Expats from Australia, Canada and South Africa have seen the value of their home currencies soar, with the value of the US dollar taking a beating on exchanges.

The trend is hitting thousands of expats in the pocket, since their dollar-pegged earnings are worth less when sent back to their home countries.

The Canadian dollar rose to equal value with the greenback this week, while the Australian dollar has also approached parity, with one Aussie dollar buying a fraction less than its US counterpart yesterday.

The shrinking value of the US dollar could have major consequences for the UAE, which fixes its currency at 3.67 dirhams to the dollar.

Neil Mellor, a senior currency strategist at BNY Mellon, said: "I think we're still looking at dollar weakness for the foreseeable future." Many currencies "are being forced into uncharted territory", he said.
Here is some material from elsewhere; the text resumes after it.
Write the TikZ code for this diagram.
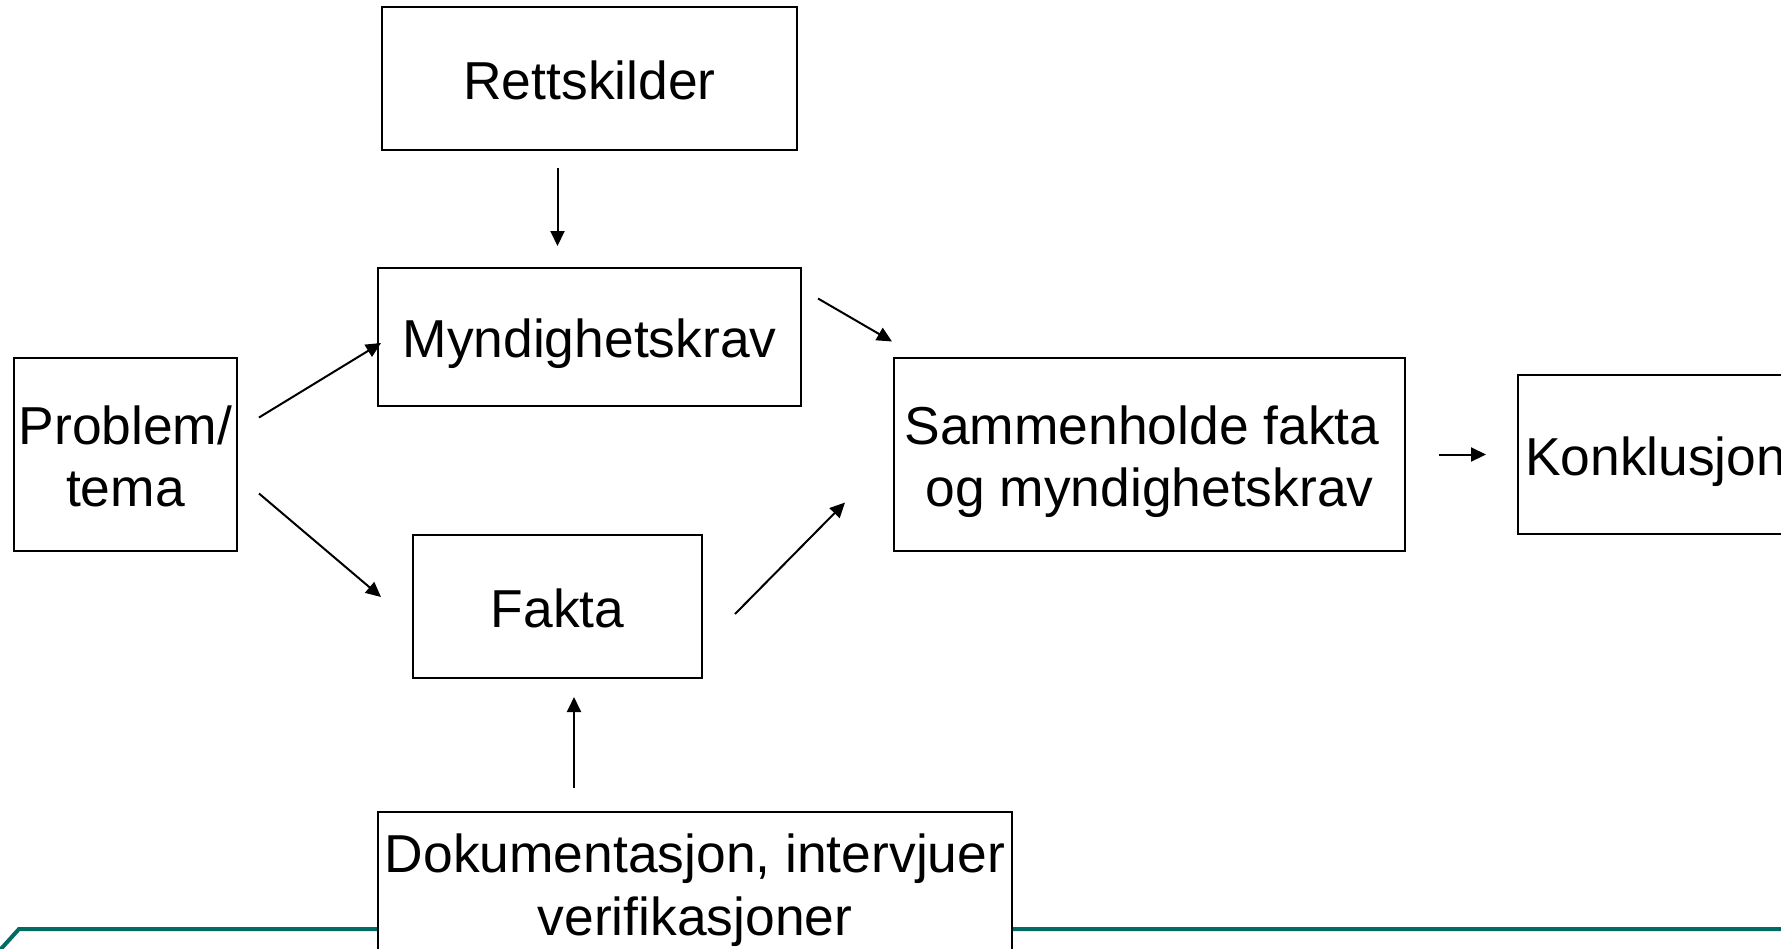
\documentclass[tikz,border=0pt]{standalone}
\usepackage{fontspec}
\setmainfont{Liberation Sans}
\usetikzlibrary{arrows.meta,calc}
\definecolor{linegreen}{RGB}{0,107,99}
\lineskiplimit=-50pt
\newcommand{\boxstrut}{\leavevmode\vrule width 0pt height 1em depth 0.22em\relax}
\tikzset{
  box/.style={draw, fill=white, line width=1pt, align=center, inner xsep=2pt,
    execute at begin node=\boxstrut, execute at end node=\boxstrut},
  arr/.style={-{Triangle[length=7.5pt,width=7pt]}, line width=1pt}
}
\begin{document}
\begin{tikzpicture}[x=0.5pt, y=-0.5pt, font=\fontsize{26.7}{31.2}\selectfont]
                \useasboundingbox (0,0) rectangle (1781,948);
                \draw[linegreen, line width=2pt] (0,950) -- (19,929) -- (1790,929);

                \node[box, minimum width=207.5pt, minimum height=71.5pt] (R) at (589.5,78.5) {Rettskilder};
                \node[box, minimum width=211.5pt, minimum height=69pt] (M) at (589.5,337) {Myndighetskrav};
                \node[box, minimum width=111.5pt, minimum height=96.5pt] (P) at (125.5,454.5) {\boxstrut Problem/\\tema};
                \node[box, minimum width=144.5pt, minimum height=71.5pt] (F) at (557.5,606.5) {Fakta};
                \node[box, minimum width=255.5pt, minimum height=96.5pt] (S) at (1149.5,454.5) {\boxstrut Sammenholde fakta\kern0.278em\\og myndighetskrav};
                \node[box, anchor=west, inner xsep=3.5pt, minimum height=79.5pt] (K) at (1517,454.5) {Konklusjon};
                \node[box, minimum width=317pt, minimum height=71pt] (D) at (695,883) {\boxstrut Dokumentasjon, intervjuer\\verifikasjoner};

                \draw[arr] ($(R.south)+(-32,17)$) -- ($(M.north)+(-32,-21)$);
                \draw[arr] ($(P.east)+(21,-37)$) -- ($(M.west)+(4,6)$);
                \draw[arr] ($(P.east)+(21,39)$) -- ($(F.west)+(-31,-9.5)$);
                \draw[arr] ($(M.east)+(16,-38.5)$) -- ($(S.west)+(-1,-113)$);
                \draw[arr] ($(F.east)+(32,7.5)$) -- ($(S.west)+(-48,48)$);
                \draw[arr] ($(S.east)+(33,0)$) -- ($(K.west)+(-31,0)$);
                \draw[arr] ($(D.north)+(-121,-23)$) -- ($(F.south)+(16.5,18)$);
            \end{tikzpicture}
\end{document}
Though the Canadian dollar has been level with the greenback several times during the past few years, the last time the Australian dollar held parity with its US counterpart was in 1982, when Men at Work's classic single "Land Down Under" was riding high in the charts and the Australian dollar did not float freely.

Commodity currencies such as the rand, the Australian dollar and the Canadian dollar offer a high yield and exposure to rising prices of metals, which Mr Mellor said was largely driven by growth in emerging markets.

South Africa, which is one of the world's largest producers of gold, has also seen an appreciation of its currency along with the price of bullion, currently at historic highs of US$1,375 per troy ounce.

While a weaker dirham means more expensive imports for the UAE, Philippe Dauba-Pantanacce, a senior economist at Standard Chartered Bank, said that the risk of inflation in the UAE was low because of a slump in property prices.

However, the waning strength of the dirham has made it more difficult for UAE companies to retain staff, eroding the value of pay packets, according to Christo Daniels, the manager of the recruitment company IQ Selection.

He said a number of staff had opted for Asian countries, including Australia, when renewing contracts. "It doesn't bode particularly well for the UAE that those markets are buoyant."

However, though currency fluctuations might affect earnings in the short term, some said that higher earning potential did not outweigh other positive features of the UAE.

Lindsey McDonald,an analyst at the consultancy Frost and Sullivan, said that she had not considered moving back home, since she was still drawn by the cosmopolitan nature of Dubai, along with the chance to travel and the high level of personal security. "I can walk around Dubai Marina at 2 or 3 in the morning. In South Africa that's just simply not the case."

Mr Mellor said that the shine had come off the dollar as a haven because of expectations that the US Federal Reserve would create new money to finance stimulus measures and inflate away a large amount of the US public debt, currently valued at $13.6 trillion (Dh49.95tn).

Some currencies have experienced sharp rises in value against the dirham, even though their underlying economies are struggling. The dirham has fallen against the euro by 17 per since mid-year, though exchange rates are now closer to January levels.